Ben trialled possible puzzle images, which include a Spitfire aircraft, train, dog and family at the beach, during research in care homes around Surrey.  “I started with more than 70 images, but the eight I have chosen were not only popular, but even prompted memories for some of the adults completing them,” Ben said.  “One resident, who hadn’t spoken all day during our testing, began talking about his time in the war when he completed the puzzle with a picture of a Spitfire,” Ben said.  This result, Ben explained, was especially important as people with Alzheimer’s often became more distant and reluctant to get involved in tasks as their confidence waned.  “The puzzle sparked a memory for him, and the sense of achievement he gained completing the activity is what my project is all about,” Ben said.
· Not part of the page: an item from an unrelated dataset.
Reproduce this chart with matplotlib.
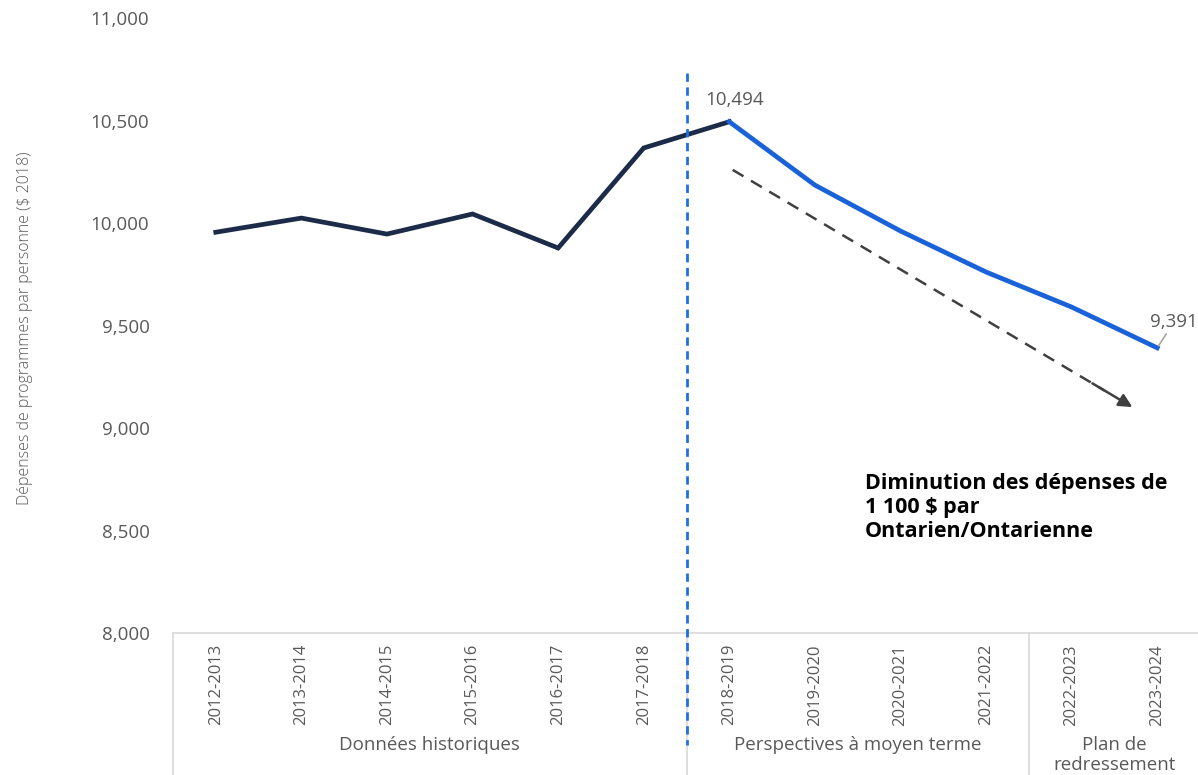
import matplotlib
matplotlib.use("Agg")
import matplotlib.pyplot as plt
import numpy as np

categories = ["2012-2013", "2013-2014", "2014-2015", "2015-2016", "2016-2017", "2017-2018",
              "2018-2019", "2019-2020", "2020-2021", "2021-2022", "2022-2023", "2023-2024"]
historical = [9955, 10024, 9946, 10044, 9878, 10366, 10494]
projected = [10494, 10185, 9961, 9761, 9590, 9391]
groups = ["Données historiques", "Perspectives à moyen terme", "Plan de\nredressement"]
group_bounds = [(-0.5, 5.5), (5.5, 9.5), (9.5, 11.5)]
yticks = [8000, 8500, 9000, 9500, 10000, 10500, 11000]
callout = "Diminution des dépenses de\n1 100 $ par\nOntarien/Ontarienne"
ylabel = "Dépenses de programmes par personne ($ 2018)"

plt.rcParams['font.family'] = ['Open Sans', 'DejaVu Sans']
GRAY = "#595959"
NAVY = "#1c2b48"
BLUE = "#1a62d8"

W, H = 1198, 775
fig = plt.figure(figsize=(W / 100, H / 100), dpi=100)
ax = fig.add_axes([173 / W, (H - 633) / H, 1027 / W, 615 / H])

x = np.arange(len(categories))
ax.plot(x[:len(historical)], historical, color=NAVY, lw=3.4, solid_joinstyle='miter', zorder=3)
ax.plot(x[len(historical) - 1:], projected, color=BLUE, lw=3.4, solid_joinstyle='miter', zorder=3)

ax.set_xlim(-0.5, 11.5)
ax.set_ylim(8000, 11000)
ax.set_yticks(yticks)
ax.set_yticklabels([f"{v:,}" for v in yticks], color=GRAY, fontsize=13.5)
ax.set_xticks(x)
ax.set_xticklabels(categories, rotation=90, color=GRAY, fontsize=12, va='top')
ax.tick_params(axis='y', length=0, pad=17)
ax.tick_params(axis='x', length=0, pad=8)
for s in ax.spines.values():
    s.set_visible(False)

# category box lines
tr = ax.get_xaxis_transform()
bottom = (633 - H) / 615
ax.plot([-0.5, 11.5], [0, 0], transform=tr, color="#d9d9d9", lw=1.2, clip_on=False)
for xb in [-0.5, 9.5]:
    ax.plot([xb, xb], [0, bottom], transform=tr, color="#d9d9d9", lw=1.2, clip_on=False)
ax.plot([5.5, 5.5], [0, bottom], transform=tr, color="#d9d9d9", lw=1.2, clip_on=False)

for g, (a, b) in zip(groups, group_bounds):
    ax.text((a + b) / 2, -0.168, g, transform=tr, ha='center', va='top', color=GRAY,
            fontsize=13.5, linespacing=1.15)

# vertical dashed separator
ax.plot([5.5, 5.5], [(633 - 73) / 615, (633 - 745) / 615], transform=tr, color="#1f6fe5",
        lw=2, dashes=(3, 2), clip_on=False, zorder=4)

# value labels
ax.annotate(f"{historical[-1]:,}", (6, historical[-1]), xytext=(4, 9), textcoords='offset points',
            ha='center', va='bottom', color=GRAY, fontsize=13.5)
ax.annotate(f"{projected[-1]:,}", (11, projected[-1]), xytext=(12, 12), textcoords='offset points',
            ha='center', va='bottom', color=GRAY, fontsize=13.5,
            arrowprops=dict(arrowstyle='-', color="#a6a6a6", lw=1.2, shrinkA=0, shrinkB=2))

# trend arrow
x0, y0, x1, y1 = 6.04, 10259, 10.71, 9102
ax.plot([x0, x0 + (x1 - x0) * 0.93], [y0, y0 + (y1 - y0) * 0.93], color="#404040", lw=1.8,
        dashes=(5, 3.5), zorder=2)
ax.annotate("", xy=(x1, y1), xytext=(x0 + (x1 - x0) * 0.9, y0 + (y1 - y0) * 0.9),
            arrowprops=dict(arrowstyle='-|>,head_length=0.8,head_width=0.4', color="#404040",
                            lw=1.8, shrinkA=0, shrinkB=0))

ax.text(865 / W, (H - 473) / H, callout, transform=fig.transFigure, ha='left', va='top',
        fontsize=15.5, fontweight='bold', color='black', linespacing=1.2)

fig.text(25 / W, (H - 328) / H, ylabel, rotation=90, ha='center', va='center', color=GRAY,
         fontsize=11.5, fontweight='light')

fig.savefig("out.png", dpi=100)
Ben’s puzzles are made from foamex, a material which creates a long-lasting, durable, flexible and easy-to-clean puzzle piece.  He has drawn on traditional puzzle shapes for each segment, but the edge of the picture is already complete and the puzzle shapes are chunkier and easier to handle.  A background designed for contrast and low vision guides users to help them match and place the pieces in the correct position.

Ben’s project got under way a year ago in his second year at Kingston University.  He secured £5,000 funding from the University’s Entrepreneurial Grant Scheme to pay for all the materials, research, prototypes, and marketing including a website.
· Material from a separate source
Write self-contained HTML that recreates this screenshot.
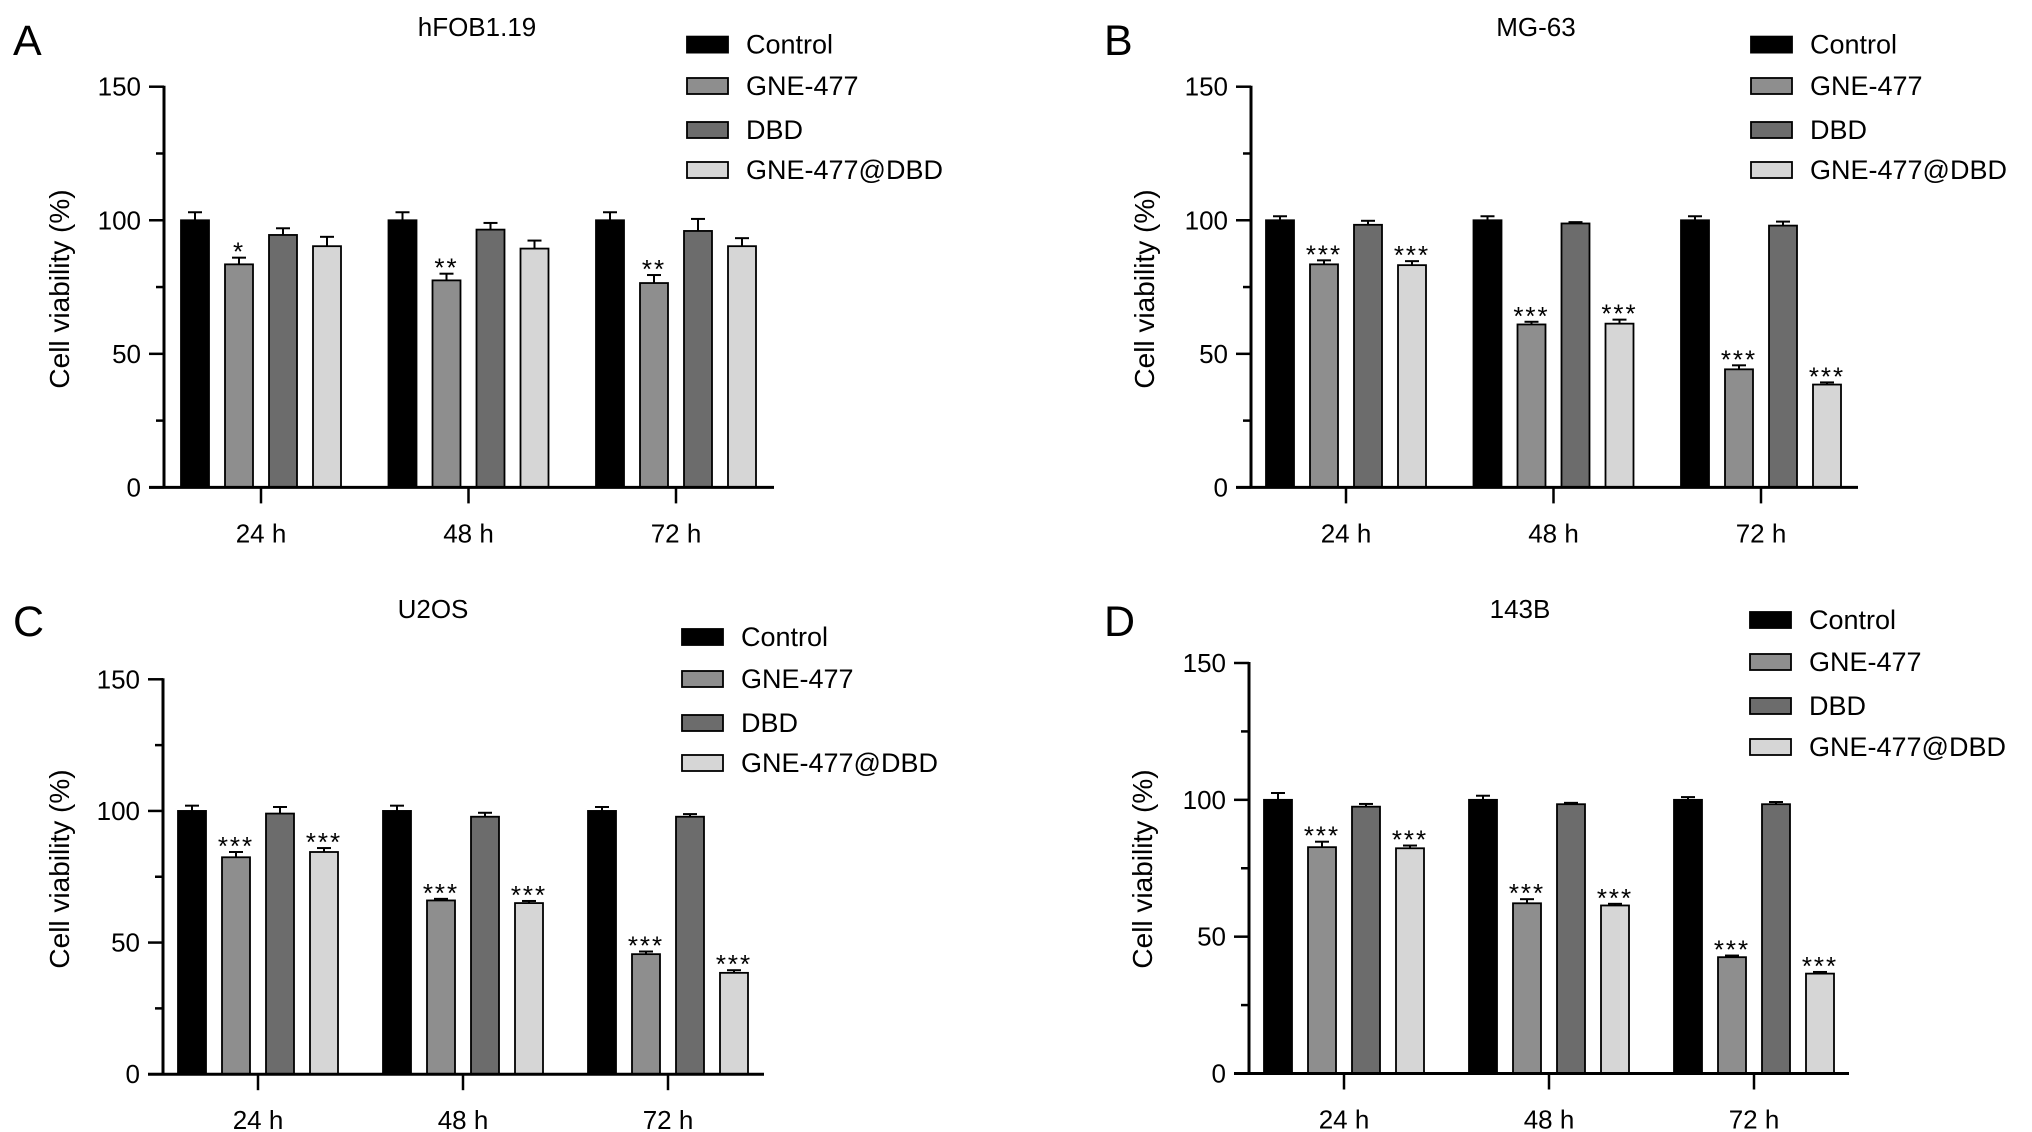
<!DOCTYPE html>
<html><head><meta charset="utf-8"><style>
html,body{margin:0;padding:0;background:#fff;}
svg{display:block;font-family:"Liberation Sans",Arial,sans-serif;}
</style></head><body>
<svg id="fig" width="2032" height="1132" viewBox="0 0 2032 1132" xmlns="http://www.w3.org/2000/svg"></svg>
<script>
const categories = ["24 h","48 h","72 h"];
const seriesNames = ["Control","GNE-477","DBD","GNE-477@DBD"];
const yTicks = [0,50,100,150];
const panelTitles = ["hFOB1.19","MG-63","U2OS","143B"];
const panelLetters = ["A","B","C","D"];
// values [panel][series][category]
const valuesA = [[100,100,100],[83.5,77.5,76.5],[94.5,96.5,96],[90.3,89.4,90.3]];
const errorsA = [[3,3,3],[2.5,2.5,3],[2.5,2.5,4.5],[3.5,3,3]];
const sigA = [["","",""],["*","**","**"],["","",""],["","",""]];
const valuesB = [[100,100,100],[83.5,61,44.2],[98.3,98.8,98],[83.2,61.3,38.5]];
const errorsB = [[1.5,1.5,1.5],[1.5,1,1.5],[1.5,0.5,1.5],[1.5,1.5,0.8]];
const sigB = [["","",""],["***","***","***"],["","",""],["***","***","***"]];
const valuesC = [[100,100,100],[82.4,66,45.6],[99,97.8,97.8],[84.4,65,38.5]];
const errorsC = [[2,2,1.5],[2,0.6,1],[2.5,1.5,1],[1.5,0.8,1]];
const sigC = [["","",""],["***","***","***"],["","",""],["***","***","***"]];
const valuesD = [[100,100,100],[82.7,62.2,42.5],[97.5,98.4,98.4],[82.3,61.4,36.5]];
const errorsD = [[2.5,1.5,1],[2,1.5,0.6],[1,0.5,0.8],[1,0.6,0.6]];
const sigD = [["","",""],["***","***","***"],["","",""],["***","***","***"]];

const panelValues=[valuesA,valuesB,valuesC,valuesD];
const panelErrors=[errorsA,errorsB,errorsC,errorsD];
const panelSig=[sigA,sigB,sigC,sigD];
const fills=["#000000","#8e8e8e","#6c6c6c","#d6d6d6"];
const layouts=[
 {ax:164,yT:86.7,y0:487.4,g0:261,gs:207.5,xEnd:774,tx:477,tyB:36,lgX:687,lgRows:[44.6,86,130,170],ytX:59,ytY:289,letX:13},
 {ax:1251,yT:86.7,y0:487.4,g0:1346,gs:207.5,xEnd:1858,tx:1536,tyB:36,lgX:1751,lgRows:[44.6,86,130,170],ytX:1144,ytY:289,letX:1104},
 {ax:163,yT:679.3,y0:1074.2,g0:258,gs:205,xEnd:764,tx:433,tyB:618,lgX:682,lgRows:[637,679,723,763],ytX:59,ytY:869,letX:13},
 {ax:1249,yT:663,y0:1073.5,g0:1344,gs:205,xEnd:1849,tx:1520,tyB:618,lgX:1750,lgRows:[620,662,706,747],ytX:1142,ytY:869,letX:1104}
];
const letterBase=[55,55,636,636];
const NS="http://www.w3.org/2000/svg";
const svg=document.getElementById('fig');
function mk(tag,attrs,parent,text){const e=document.createElementNS(NS,tag);for(const k in attrs)e.setAttribute(k,attrs[k]);if(text!==undefined)e.textContent=text;(parent||svg).appendChild(e);return e;}

layouts.forEach((L,p)=>{
  const g=mk('g',{});
  
  
  const yScale=v=>L.y0-(v/150)*(L.y0-L.yT);
  const xGroup=i=>L.g0+i*L.gs;
  const pitch=44, bw=28;
  const let_=mk('text',{x:L.letX,y:letterBase[p],'font-size':43},g,panelLetters[p]);
  
  
  const t=mk('text',{x:L.tx,y:L.tyB,'font-size':26,'text-anchor':'middle'},g,panelTitles[p]);
  
  
  const ya=mk('line',{x1:L.ax,y1:L.yT-1,x2:L.ax,y2:L.y0,stroke:'#000','stroke-width':3},g);
  
  
  for(let v=0;v<=150;v+=25){
    const major=v%50===0;
    mk('line',{x1:L.ax-(major?15:8),y1:yScale(v),x2:L.ax,y2:yScale(v),stroke:'#000','stroke-width':2.5},g);
  }
  yTicks.forEach(v=>{
    const tl=mk('text',{x:L.ax-23,y:yScale(v)+9,'font-size':26,'text-anchor':'end'},g,String(v));
    
    
  });
  const yt=mk('text',{x:0,y:0,'font-size':28,'text-anchor':'middle',transform:`translate(${L.ytX+10},${L.ytY}) rotate(-90)`},g,'Cell viability (%)');
  
  
  panelValues[p].forEach((ser,s)=>{
    ser.forEach((v,c)=>{
      const cx=xGroup(c)+(s-1.5)*pitch;
      const top=yScale(v), err=yScale(v+panelErrors[p][s][c]);
      mk('line',{x1:cx,y1:top,x2:cx,y2:err,stroke:'#000','stroke-width':2},g);
      mk('line',{x1:cx-7,y1:err,x2:cx+7,y2:err,stroke:'#000','stroke-width':2},g);
      const b=mk('rect',{x:cx-bw/2,y:top,width:bw,height:L.y0-top,fill:fills[s],stroke:'#000','stroke-width':1.8},g);
      
      
      const sg=panelSig[p][s][c];
      if(sg){
        const st=mk('text',{x:cx,y:err+3,'font-size':26,'text-anchor':'middle','letter-spacing':'2'},g,sg);
        
        
      }
    });
  });
  const xa=mk('line',{x1:L.ax-15,y1:L.y0,x2:L.xEnd,y2:L.y0,stroke:'#000','stroke-width':3},g);
  
  
  categories.forEach((c,i)=>{
    mk('line',{x1:xGroup(i),y1:L.y0,x2:xGroup(i),y2:L.y0+16,stroke:'#000','stroke-width':2.5},g);
    const xl=mk('text',{x:xGroup(i),y:L.y0+55,'font-size':26,'text-anchor':'middle'},g,c);
    
    
  });
  seriesNames.forEach((n,s)=>{
    const ry=L.lgRows[s];
    const le=mk('g',{},g);
    
    
    mk('rect',{x:L.lgX,y:ry-8,width:41,height:16,fill:fills[s],stroke:'#000','stroke-width':1.8},le);
    mk('text',{x:L.lgX+59,y:ry+9,'font-size':27},le,n);
  });
});
</script>
</body></html>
Professor Hilary Dalke, a researcher who specialises in inclusive design for dementia care, supported and advised Ben with his puzzle project.  “Devising special activities for people with dementia is a key part of their ongoing treatment.  Ben’s work meets a real need in dementia care products, not only for those with the condition, but for the families who need a more interesting and appropriate way of spending their valuable leisure and social time with their loved ones,” she said.
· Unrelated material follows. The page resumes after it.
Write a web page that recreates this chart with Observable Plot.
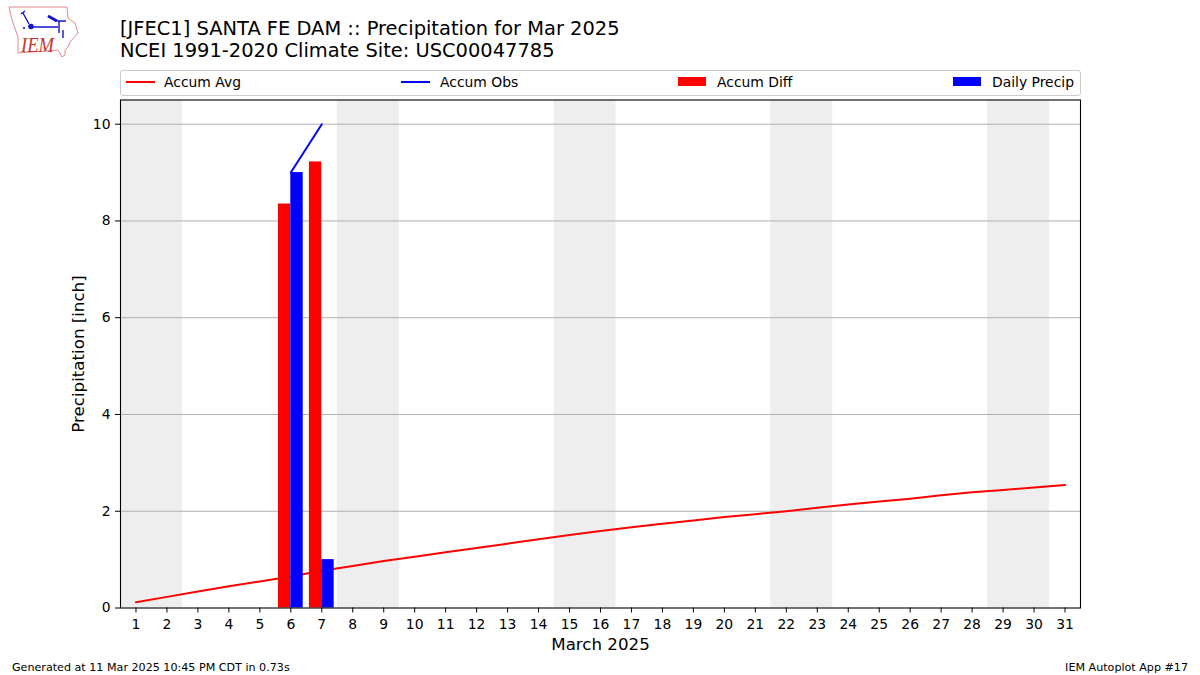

Ben has already gained European Design Registration for his puzzle concept which has now gone into production.  He hopes it could also be useful for other people who have suffered some degree of memory loss or diminishing vision.  The puzzles have already attracted the attention of leading retailer John Lewis as well as the prestigious Audi Design Foundation.

For Ben, however, the success of his business project will also have significance closer to home.  With dementia affecting some 417,000 people in the United Kingdom, there are many families alongside his own who could benefit from such a simple and effective product, he said.  “My family has been behind me all the way and really kept me going on what has been a long project.  Seeing my granddad’s reaction to my work, the sense of achievement he gained and his enjoyment of the pictures, has been a huge driving force behind my determination to make a success of this project,” Ben said.